RIK HOSKIN: It’s always an honor working with another creator within their universe. I’ve had that opportunity several times, with great authors like Brandon Sanderson and Patricia Briggs, among others. It can be daunting because you’re adding something to this pre-formed masterpiece, but it can also be very rewarding.
Pierce is very generous, he’s made sure it’s been fun. He has a clear vision of his universe but he’s also been very open to how I’ve tried to interpret it. I’d read his books before coming to this project so I was already familiar with Pierce’s work, and loved what he’d created with the Red Rising world.
BB: If a Red Rising novel fan has read this comics series from Dynamite, what kind of texture/enjoyment would it bring them to re-read the original? New perceptions?
RH: I think the biggest influence would be from Eli Powell’s visuals, which have brought this world to life, as well as the astonishing color palette our colorists have used.
BB: Has this comic built or diminished Fitchner as a character for you? Was it better to have had the mystery of his life, or has this “fleshing out” made him all the better?
RH: Oh, I love Fitchner, and the more of his angry youth I see the better! He’s a samurai without honor, a terrorist without mercy, but the more readers learn about him the more I hope they’ll sympathize with him, despite how gorydamn wrongheaded he can be!
BB: Aside from Fitchner, what other member(s) of the Sons of Ares cast would you say has/have been affected by the series … for good or ill?
RH: That’s a tricky question to answer without getting into spoilers. This is definitely Fitchner’s story, and it’s set roughly a generation before the Red Rising books, but how he’s motivated and how he motivates everyone around him becomes a basis for the whole “Sons of Ares” movement. At this stage, everyone enters the (as-yet-unnamed) movement wide-eyed and hopeful, but what happens during their first action affects them in terrible ways. I especially like the Doran/Ryanna relationship, how his crushing on her affects her when a big, big spoiler happens.
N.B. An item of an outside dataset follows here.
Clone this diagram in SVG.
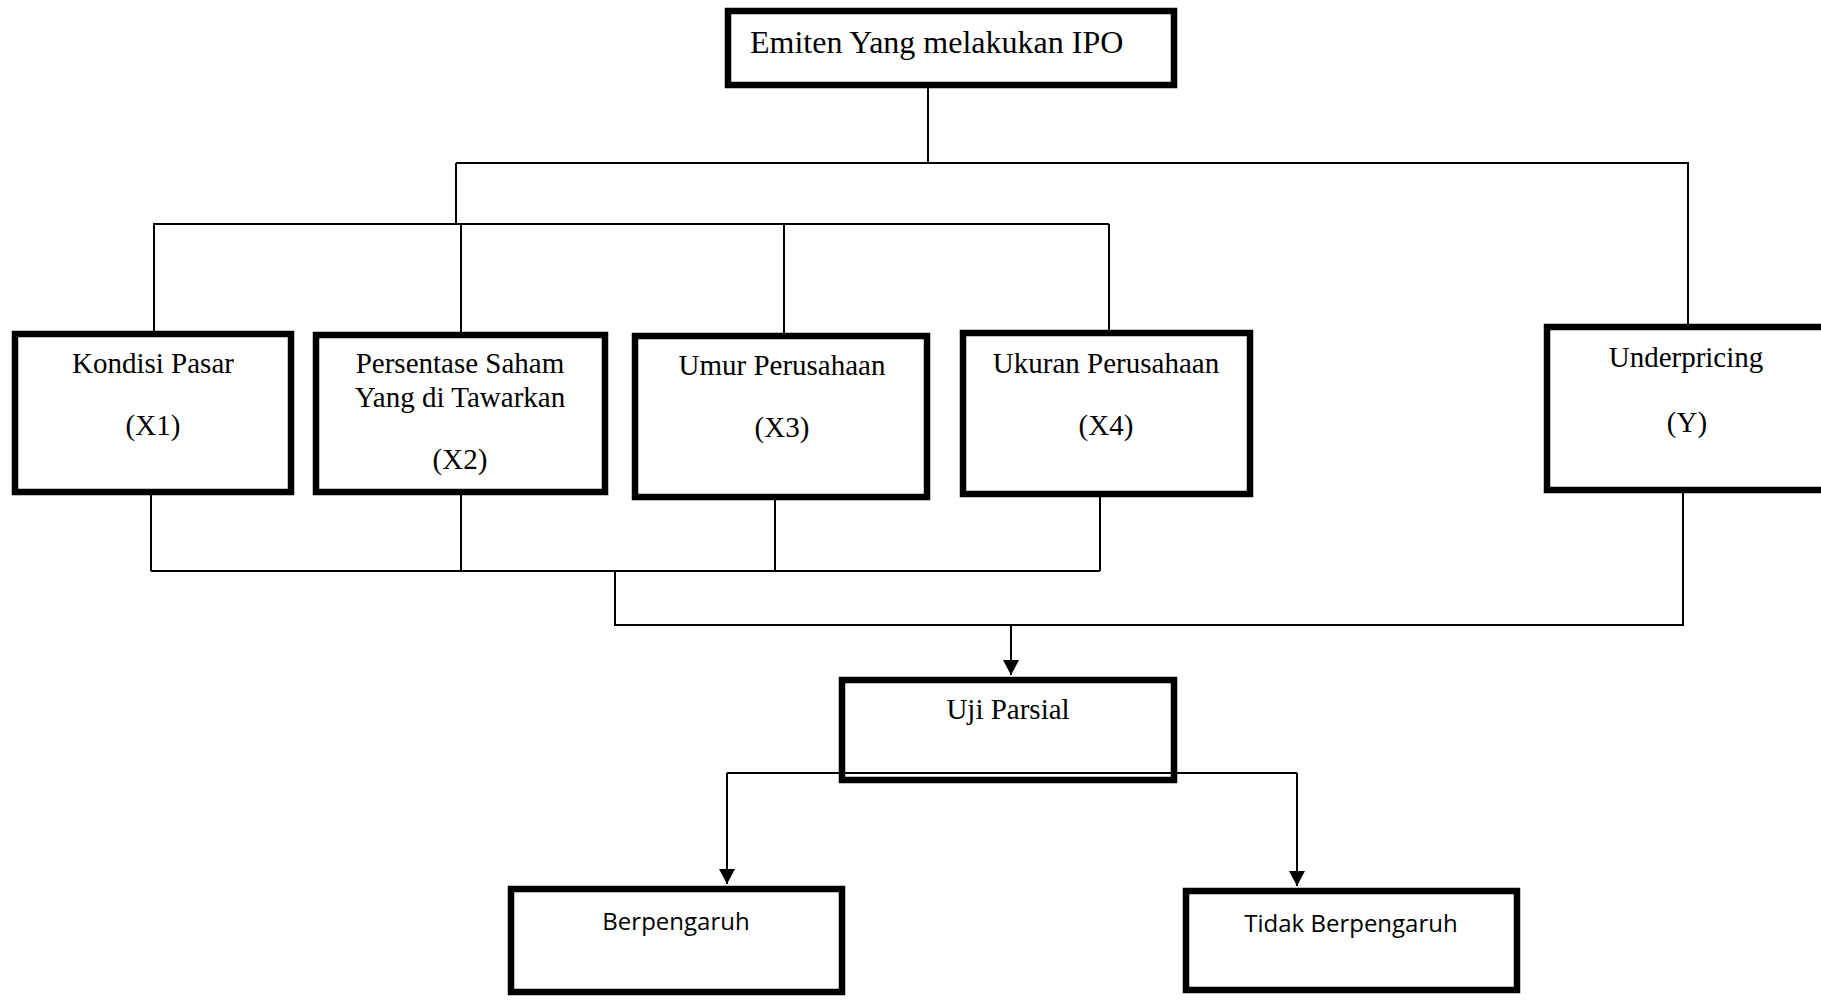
<svg xmlns="http://www.w3.org/2000/svg" width="1821" height="1001" viewBox="0 0 1821 1001">
<style>
.box{fill:#fff;stroke:#000;stroke-width:6.5}
.t{font-family:"Liberation Serif","Times New Roman",serif;font-size:29px;fill:#000;text-anchor:middle}
.s{font-family:"Open Sans","Liberation Sans",Arial,sans-serif;font-size:24px;fill:#000;text-anchor:middle}
.ln{fill:none;stroke:#000;stroke-width:2}
</style>
<defs>
<marker id="ah" markerWidth="16" markerHeight="16" refX="15" refY="8" orient="auto" markerUnits="userSpaceOnUse">
<path d="M0,0 L15,8 L0,16 Z" fill="#000"/>
</marker>
</defs>
<rect width="1821" height="1001" fill="#fff"/>
<g id="connectors">
<path class="ln" d="M928,85 V163 M456,163 H1688 V324 M456,163 V224 M153,224 H1109 M154,224 V331 M461,224 V332 M784,224 V333 M1109,224 V330"/>
<path class="ln" d="M151,495 V571 M461,495 V571 M775,500 V571 M1100,497 V571 M151,571 H1100 M615,571 V625 H1683 V493"/>
<path class="ln" d="M1011,625 V675" marker-end="url(#ah)"/>
<path class="ln" d="M727,773 H1297"/>
<path class="ln" d="M727,773 V884" marker-end="url(#ah)"/>
<path class="ln" d="M1297,773 V886" marker-end="url(#ah)"/>
</g>
<g id="n-emiten">
<rect class="box" x="728" y="11" width="446" height="74"/>
<text x="750" y="53" style="font-family:'Liberation Serif','Times New Roman',serif;font-size:32px">Emiten Yang melakukan IPO</text>
</g>
<g id="n-x1">
<rect class="box" x="15" y="334" width="276" height="158"/>
<text class="t" x="153" y="373">Kondisi Pasar</text>
<text class="t" x="153" y="435">(X1)</text>
</g>
<g id="n-x2">
<rect class="box" x="316" y="335" width="289" height="157"/>
<text class="t" x="460" y="373">Persentase Saham</text>
<text class="t" x="460" y="407">Yang di Tawarkan</text>
<text class="t" x="460" y="469">(X2)</text>
</g>
<g id="n-x3">
<rect class="box" x="635" y="336" width="292" height="161"/>
<text class="t" x="782" y="375">Umur Perusahaan</text>
<text class="t" x="782" y="437">(X3)</text>
</g>
<g id="n-x4">
<rect class="box" x="963" y="333" width="287" height="161"/>
<text class="t" x="1106" y="373">Ukuran Perusahaan</text>
<text class="t" x="1106" y="435">(X4)</text>
</g>
<g id="n-y">
<rect class="box" x="1547" y="327" width="280" height="163"/>
<text class="t" x="1686" y="367">Underpricing</text>
<text class="t" x="1687" y="432">(Y)</text>
</g>
<g id="n-uji">
<rect class="box" x="842" y="680" width="332" height="100" style="fill:none"/>
<text class="t" x="1008" y="719">Uji Parsial</text>
</g>
<g id="n-berpengaruh">
<rect class="box" x="511" y="889" width="331" height="103"/>
<text class="s" x="676" y="930">Berpengaruh</text>
</g>
<g id="n-tidak">
<rect class="box" x="1186" y="891" width="331" height="99"/>
<text class="s" x="1351" y="932">Tidak Berpengaruh</text>
</g>
</svg>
BB: What has been the biggest surprise/challenge for you in working on this book with Pierce?
RH: I’ve enjoyed finding ways to tell this story, the way we transition between past and present, how we show the split lives of the Golds and the Reds. Seeing Eli’s early pages made me bolder in how I approached that, because his work was so confident from the very first page. My script asked a lot, and he delivered more!
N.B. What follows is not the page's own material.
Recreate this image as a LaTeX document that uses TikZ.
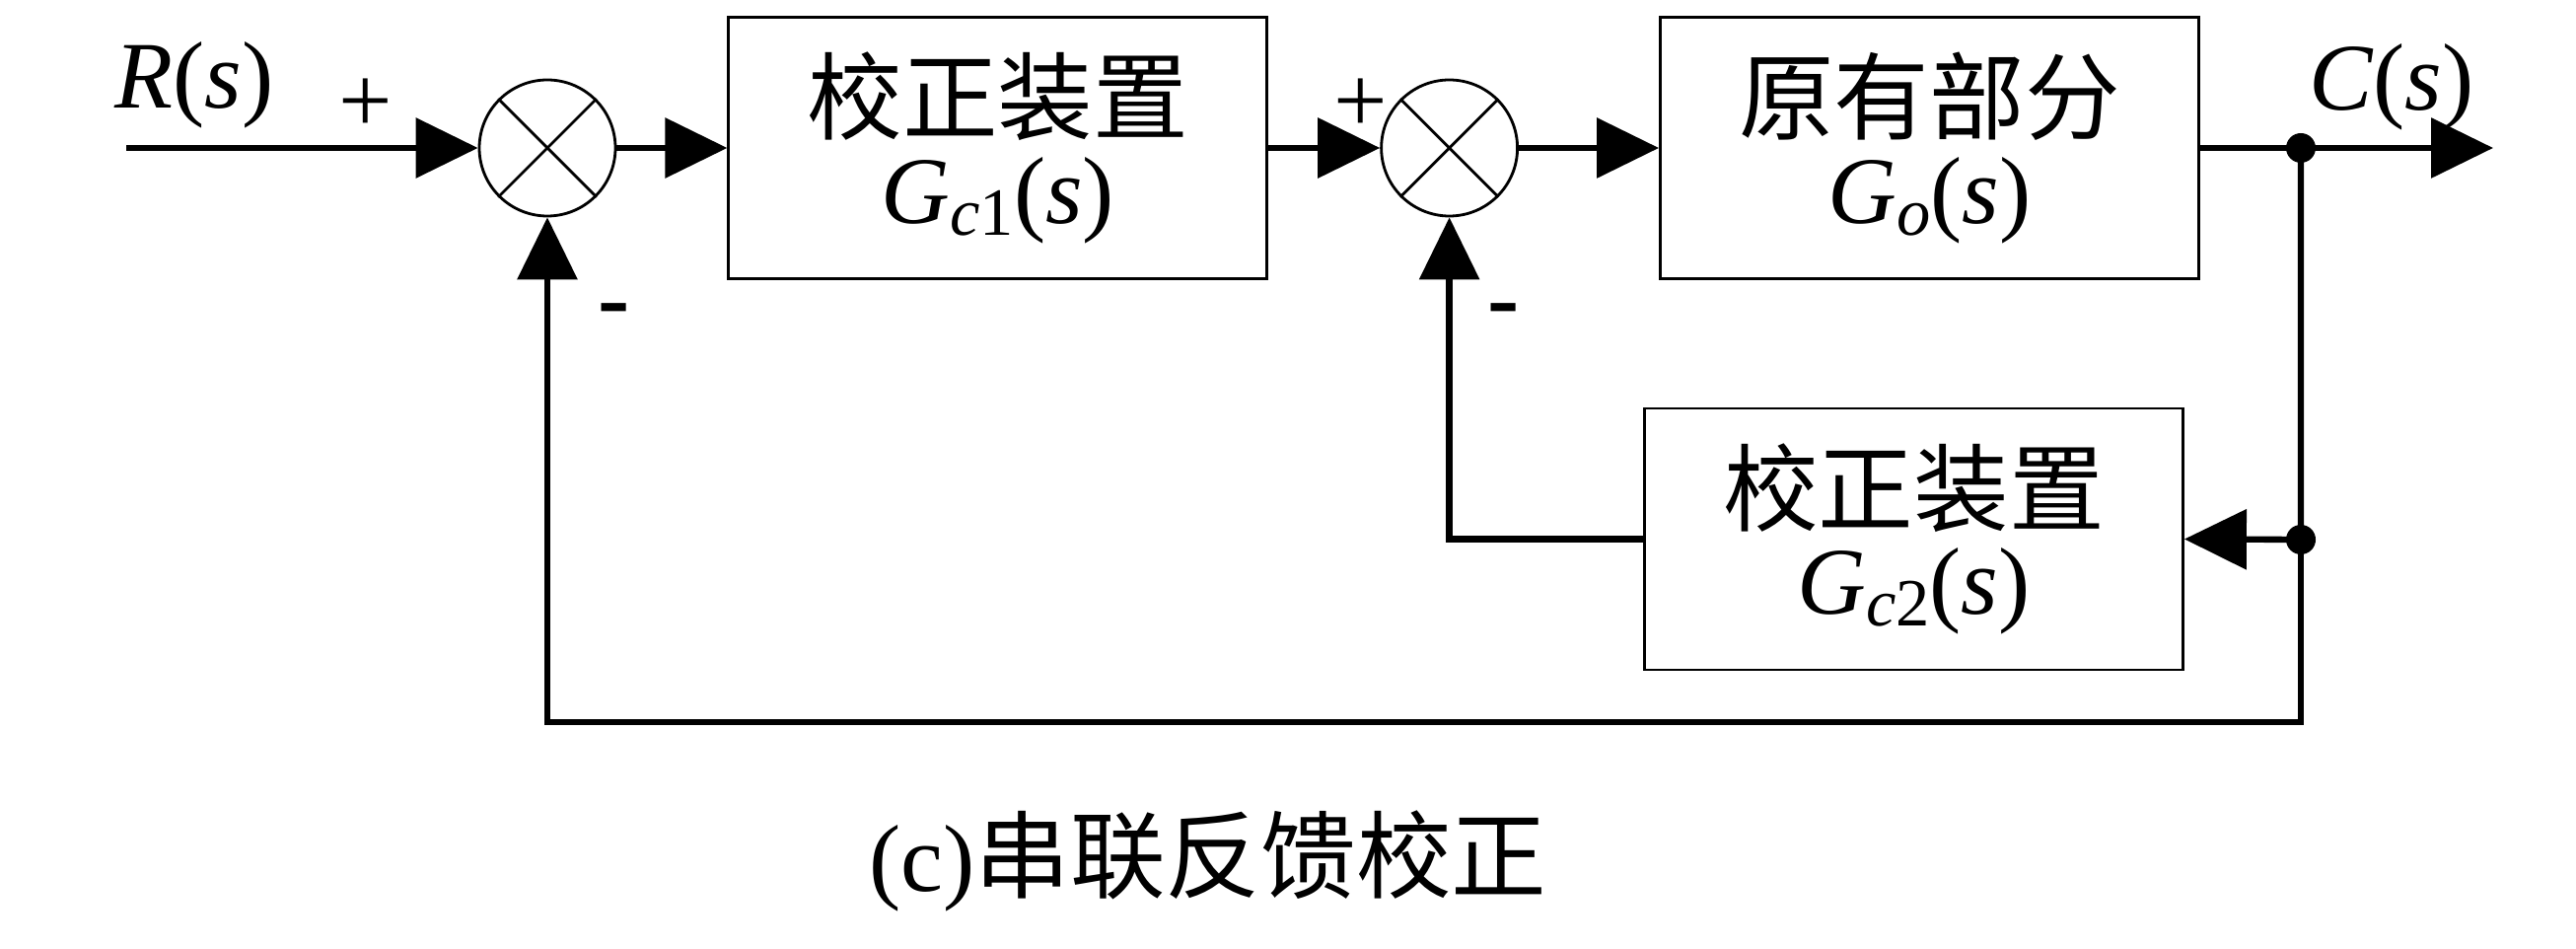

I’ve praised Pierce’s input before now, he’s worked closely with me throughout. He’s very open to new ideas and new approaches, then adds all these flourishes no one saw coming that raise everything to new heights.
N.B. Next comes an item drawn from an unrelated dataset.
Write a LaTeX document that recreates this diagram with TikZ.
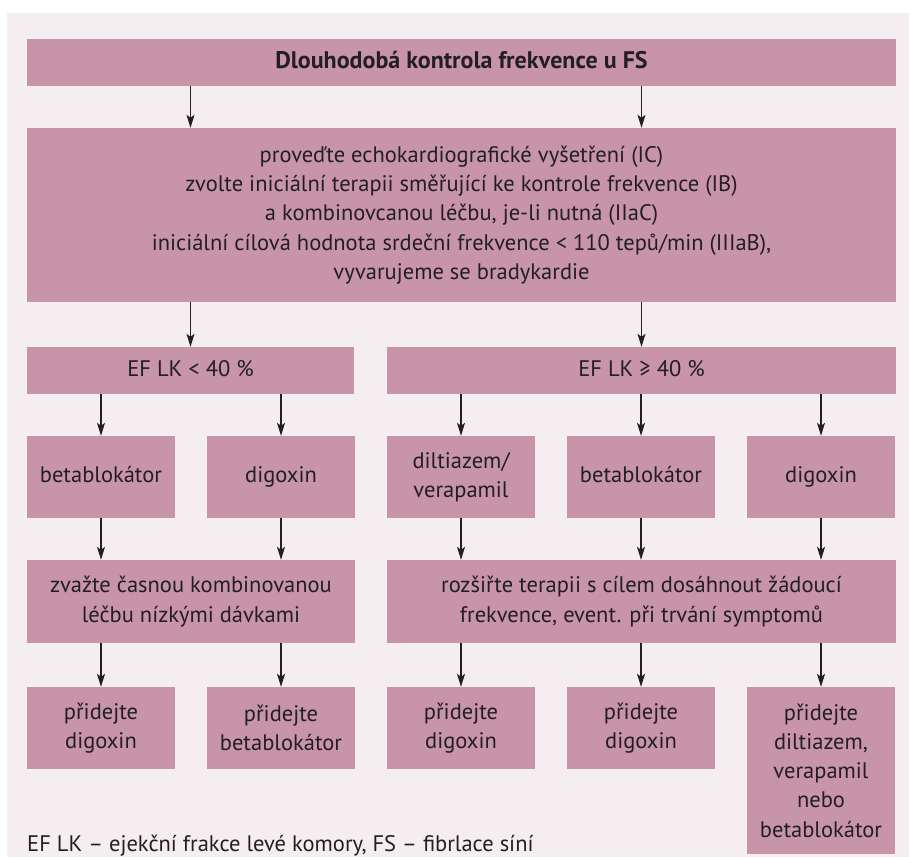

BB: What do we have to look forward to from you, Mr. Hoskin?
RH: I have a number of projects in progress, although I can’t talk about most of them.
For Dynamite, we’ll see Volume 2 of Brandon Sanderson’s White Sand this year, the penciled pages for which are looking spectacular.
I have a graphic novel coming from Indian publisher Campfire called Karna, Victory in Death, which has some of the most beautiful artwork I’ve seen.
There’s also some more book work – prose novels, without all those pictures making me look good – and other stuff that I’m waiting on announcements for.